In SMB3, the sun itself pulls right out of the background art and becomes an enemy.  All of the brick types work differently (two are shown here).  Enemies, fatal to the player character, come popping out of the environment regularly (the plant in the image above being just one example).  And in levels comprised of large, scenic blocks (World 1, Level 1 for starters), the player can actually drop behind the white ones.  Literally, the player can take herself behind the scenes of the video game's environment -- but only at certain times.

So when we're looking at a game, and analyzing it in any way, the crucial thing is for us to remember that everything is created.  We need to remember to step outside of the narrative and to repeatedly ask how and why the designers of the game chose to frame it or to make it progress in the way they did.  If we're asking, "Why does Naomi Hunter wear her shirt unbuttoned so far down in the lab?" it's the wrong question.  We should be asking, "Why is this world designed in such a way that our scientist is an attractive female who keeps her shirt unbuttoned so low while working?"  If Nathan Drake bumps his head going into a tunnel, the question is not, "Why is he so clumsy?" but instead, "Why did the game's creators decide this tunnel was two inches shorter than their protagonist?" or, "What are we meant to learn about this character through seeing this collision?"

Sometimes, when we're asking these questions from outside of the narrative, the answers will be mundane.  "Budget restrictions" or "tight deadline" are probably the most common answers, across all games and studios.  If we're asking why the Courier in Fallout: New Vegas is silent, that's probably the answer we'll get (not enough time and money in the world to make recording every possible line a worthwhile design choice).

But sometimes, we'll find, on asking, that no-one thought carefully about a design choice one way or the other, and instead just made an assumption based on his or her own cultural defaults.  Those are the most interesting answers.  From these moments, we learn more about the culture producing the game -- we learn more about ourselves, and about what will need to change in the future if we want different games.  From the same text I cited earlier:
"The idea of culture as text means, first, that culture is not nature; it is made by people in history for conscious or even unconscious reasons, the product of all they think and do.  Even the unconscious or semiconscious acts of our daily lives can, when observed and analyzed, be understood as sets of coherent acts and be seen to interact with each other.  These acts, beliefs, and practices, along with the artifacts they produce ... have meaning.  They can be read and understood.
Robert Kolker, Film, Form, and Culture, 2nd ed (2002). (p. 116)

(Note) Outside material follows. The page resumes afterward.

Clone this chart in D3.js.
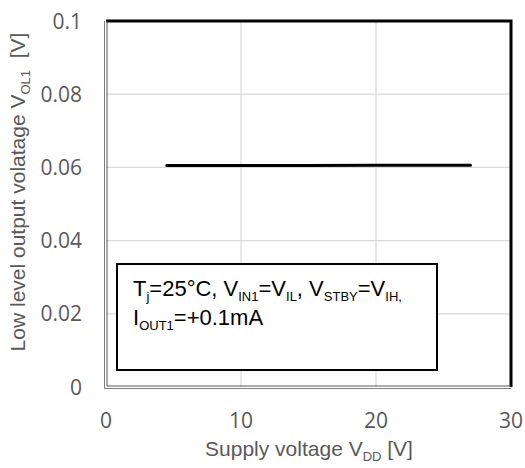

Here in the real world where we live, everyone is allowed to be incidental.  People come and go, because they're people.  The main character of my life is a straight white woman (and I am she).  When I am at work, if I am taking the elevator from the ground floor to the 10th, and the doors open on 6, the odds are about 50/50 whether a man or a woman will board.  Similarly, in my workplace in particular, the odds are about 50/50 that the person boarding would be white or a racial minority, and about 1 in 6 that the person boarding would identify as non-straight.  I would expect and understand any of these, because I move in a world full of people.  If I am taking the Metro home, and the doors open at Union Station, I would expect an even bigger range of diversity in boarding passengers.

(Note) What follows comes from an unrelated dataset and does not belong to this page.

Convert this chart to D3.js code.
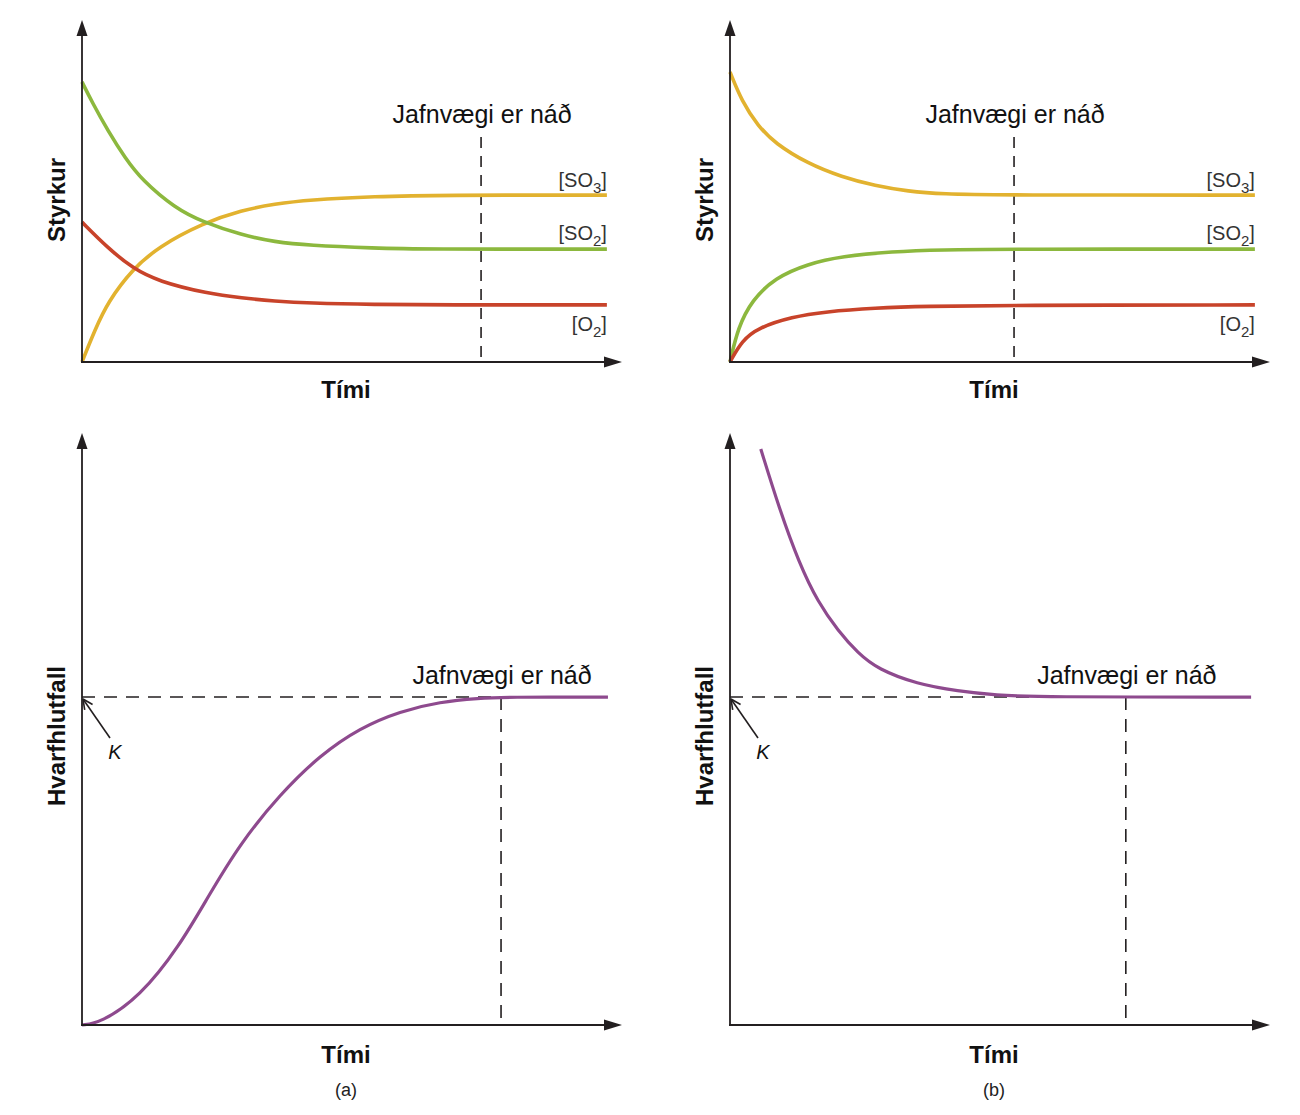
<!DOCTYPE html>
<html>
<head>
<meta charset="utf-8">
<script src="https://cdn.jsdelivr.net/npm/d3@7"></script>
<style>
  html, body { margin: 0; padding: 0; background: #fff; }
  svg { display: block; font-family: "Liberation Sans", Arial, sans-serif; }
</style>
</head>
<body>
<div id="chart"></div>
<script>
// time runs 0..100 along each x axis, concentration / quotient 0..100 up each y axis

// (a) top: concentration vs time, starting from reactants
var aSO3 = [[0,0],[2.4,9.4],[4.8,17.6],[9.4,27.2],[14.1,33.6],[22.4,40.6],[29.6,44.4],[35.7,46.2],[41.9,47.4],[54.3,48.4],[66.3,48.8],[97.2,48.8]];
var aSO2 = [[0,81.9],[1.9,75.9],[4.8,67.6],[8.0,59.6],[11.1,53.2],[17.2,45.0],[22.4,40.9],[29.6,37.1],[35.7,35.1],[41.9,34.1],[54.3,33.3],[62.6,33.0],[97.2,33.0]];
var aO2  = [[0,40.9],[4.8,33.3],[9.4,27.4],[14.1,23.6],[23.3,20.0],[29.6,18.7],[35.7,17.8],[41.9,17.2],[54.3,16.8],[66.0,16.7],[97.2,16.7]];

// (b) top: concentration vs time, starting from product
var bSO3 = [[0,84.8],[2.2,76.2],[5.2,69.0],[8.3,64.0],[14.4,58.0],[20.7,54.1],[26.9,51.5],[33.0,49.9],[39.3,49.1],[50.0,48.8],[97.2,48.8]];
var bSO2 = [[0,0],[1.5,10.2],[4.1,18.1],[8.3,24.6],[14.4,28.7],[20.7,30.9],[30.0,32.3],[39.3,32.8],[51.5,33.0],[97.2,33.0]];
var bO2  = [[0,0],[2.2,6.2],[5.2,10.0],[11.5,13.2],[17.6,14.7],[26.9,15.8],[36.1,16.3],[51.5,16.6],[97.2,16.7]];

// bottom: reaction quotient vs time
var aQ = [[0,0],[3.3,0.3],[10.7,4.7],[18.1,13.4],[23.3,21.6],[29.3,30.7],[36.7,39.0],[44.1,45.6],[51.5,50.2],[58.9,53.0],[66.3,54.6],[73.7,55.2],[78.1,55.4],[97.4,55.4]];
var bQ = [[5.7,97.3],[9.1,87.3],[12.8,78.0],[16.3,71.4],[20.0,66.6],[23.7,62.8],[27.4,60.1],[34.6,57.6],[42.2,56.4],[49.4,55.7],[56.9,55.4],[96.5,55.4]];

var kValue = 55.4;                 // equilibrium constant level
var eqTimes = [73.9, 52.6, 77.6, 73.3]; // topA, topB, bottomA, bottomB
var eqMarkTop = 65.8;              // top end of the dashed line in the top charts

var seriesNames = ['[SO3]', '[SO2]', '[O2]'];
var seriesColors = ['#e2b22f', '#8cb83e', '#c8432a'];
var quotientColor = '#8e4a8e';
var axisColor = '#231f20';

var svg = d3.select('#chart').append('svg')
  .attr('width', 1300)
  .attr('height', 1115);

var panels = [
  {ox: 82,  oy: 362,  top: 20,  kind: 'conc', data: [aSO3, aSO2, aO2], eq: eqTimes[0]},
  {ox: 730, oy: 362,  top: 20,  kind: 'conc', data: [bSO3, bSO2, bO2], eq: eqTimes[1]},
  {ox: 82,  oy: 1025, top: 433, kind: 'quot', data: [aQ], eq: eqTimes[2], caption: '(a)'},
  {ox: 730, oy: 1025, top: 433, kind: 'quot', data: [bQ], eq: eqTimes[3], caption: '(b)'}
];

panels.forEach(function (p) {
  var x = d3.scaleLinear().domain([0, 100]).range([p.ox, p.ox + 540]);
  var y = d3.scaleLinear().domain([0, 100]).range([p.oy, p.top]);
  var g = svg.append('g');

  var line = d3.line()
    .x(function (d) { return x(d[0]); })
    .y(function (d) { return y(d[1]); })
    .curve(d3.curveBasis);

  // dashed guides
  if (p.kind === 'conc') {
    g.append('line')
      .attr('x1', x(p.eq)).attr('x2', x(p.eq))
      .attr('y1', y(eqMarkTop)).attr('y2', y(0))
      .attr('stroke', axisColor).attr('stroke-width', 1.6)
      .attr('stroke-dasharray', '11,8');
  } else {
    g.append('line')
      .attr('x1', x(0)).attr('x2', x(p.eq))
      .attr('y1', y(kValue)).attr('y2', y(kValue))
      .attr('stroke', axisColor).attr('stroke-width', 1.6)
      .attr('stroke-dasharray', '13,9');
    g.append('line')
      .attr('x1', x(p.eq)).attr('x2', x(p.eq))
      .attr('y1', y(kValue)).attr('y2', y(0))
      .attr('stroke', axisColor).attr('stroke-width', 1.6)
      .attr('stroke-dasharray', '13,9');
  }

  // curves
  p.data.forEach(function (s, i) {
    g.append('path')
      .datum(s)
      .attr('fill', 'none')
      .attr('stroke', p.kind === 'conc' ? seriesColors[i] : quotientColor)
      .attr('stroke-width', p.kind === 'conc' ? 3.6 : 3.2)
      .attr('stroke-linecap', 'butt')
      .attr('d', line);
  });

  // axes with arrow heads
  g.append('line')
    .attr('x1', x(0)).attr('x2', x(0))
    .attr('y1', y(0)).attr('y2', y(100) + 10)
    .attr('stroke', axisColor).attr('stroke-width', 1.8);
  g.append('line')
    .attr('x1', x(0) - 1).attr('x2', x(100) - 12)
    .attr('y1', y(0)).attr('y2', y(0))
    .attr('stroke', axisColor).attr('stroke-width', 1.8);
  g.append('path')
    .attr('d', 'M' + x(0) + ',' + y(100) + 'l-5.5,16h11z')
    .attr('fill', axisColor);
  g.append('path')
    .attr('d', 'M' + x(100) + ',' + y(0) + 'l-18,-5.5v11z')
    .attr('fill', axisColor);

  // axis titles
  var titleY = p.kind === 'conc' ? 'Styrkur' : 'Hvarfhlutfall';
  g.append('text')
    .attr('transform', 'translate(' + (p.ox - 17) + ',' + (p.kind === 'conc' ? 200 : 736) + ') rotate(-90)')
    .attr('text-anchor', 'middle')
    .attr('font-weight', 'bold')
    .attr('font-size', 24)
    .attr('fill', '#111')
    .text(titleY);
  g.append('text')
    .attr('x', p.ox + 264)
    .attr('y', p.oy + (p.kind === 'conc' ? 36 : 38))
    .attr('text-anchor', 'middle')
    .attr('font-weight', 'bold')
    .attr('font-size', 24)
    .attr('fill', '#111')
    .text('Tími');

  // equilibrium label
  g.append('text')
    .attr('x', x(p.eq) + 1)
    .attr('y', p.kind === 'conc' ? 123 : 684)
    .attr('text-anchor', 'middle')
    .attr('font-size', 25)
    .attr('fill', '#111')
    .text('Jafnvægi er náð');

  if (p.kind === 'conc') {
    // series labels with subscripts
    var labelOffsets = [-8, -9, 26];
    p.data.forEach(function (s, i) {
      var last = s[s.length - 1];
      var name = seriesNames[i];
      var t = g.append('text')
        .attr('x', x(last[0]))
        .attr('y', y(last[1]) + labelOffsets[i])
        .attr('text-anchor', 'end')
        .attr('font-size', 20)
        .attr('fill', '#333');
      t.append('tspan').text(name.slice(0, -2));
      t.append('tspan').attr('font-size', 15).attr('dy', 6).text(name.slice(-2, -1));
      t.append('tspan').attr('dy', -6).text(']');
    });
  } else {
    // K pointer
    var tip = [x(0) + 1, y(kValue) + 2],
        tail = [x(0) + 28, y(kValue) + 41];
    g.append('line')
      .attr('x1', tail[0]).attr('y1', tail[1])
      .attr('x2', tip[0]).attr('y2', tip[1])
      .attr('stroke', axisColor).attr('stroke-width', 1.6);
    var ang = Math.atan2(tail[1] - tip[1], tail[0] - tip[0]);
    [-0.45, 0.45].forEach(function (da) {
      g.append('line')
        .attr('x1', tip[0]).attr('y1', tip[1])
        .attr('x2', tip[0] + 11 * Math.cos(ang + da))
        .attr('y2', tip[1] + 11 * Math.sin(ang + da))
        .attr('stroke', axisColor).attr('stroke-width', 1.6);
    });
    g.append('text')
      .attr('x', x(0) + 33)
      .attr('y', y(kValue) + 62)
      .attr('text-anchor', 'middle')
      .attr('font-style', 'italic')
      .attr('font-size', 20)
      .attr('fill', '#111')
      .text('K');

    g.append('text')
      .attr('x', p.ox + 264)
      .attr('y', 1096)
      .attr('text-anchor', 'middle')
      .attr('font-size', 18)
      .attr('fill', '#222')
      .text(p.caption);
  }
});
</script>
</body>
</html>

If Solid Snake were in an elevator going up ten stories, and the doors opened on 6, there would have to be a story-driven reason for a woman to board.  (In fact, there would need to be a narrative reason for the doors to open at all.)  Snake moves in a world of ideas, concepts, and tropes, not in a world full of people.  We say "truth is stranger than fiction," because we expect fiction to make sense.  But what kind of sense?  Does fiction deserve as much random diversity as reality has?

And so, in the next chapter: what spaces do our characters live in and why do our characters live in these spaces, when they could be anywhere?

*Your Critic will not have a chance to play L.A. Noire until later this summer, so if this one is the exception that proves the rhetorical question, well, try not to leave spoilers.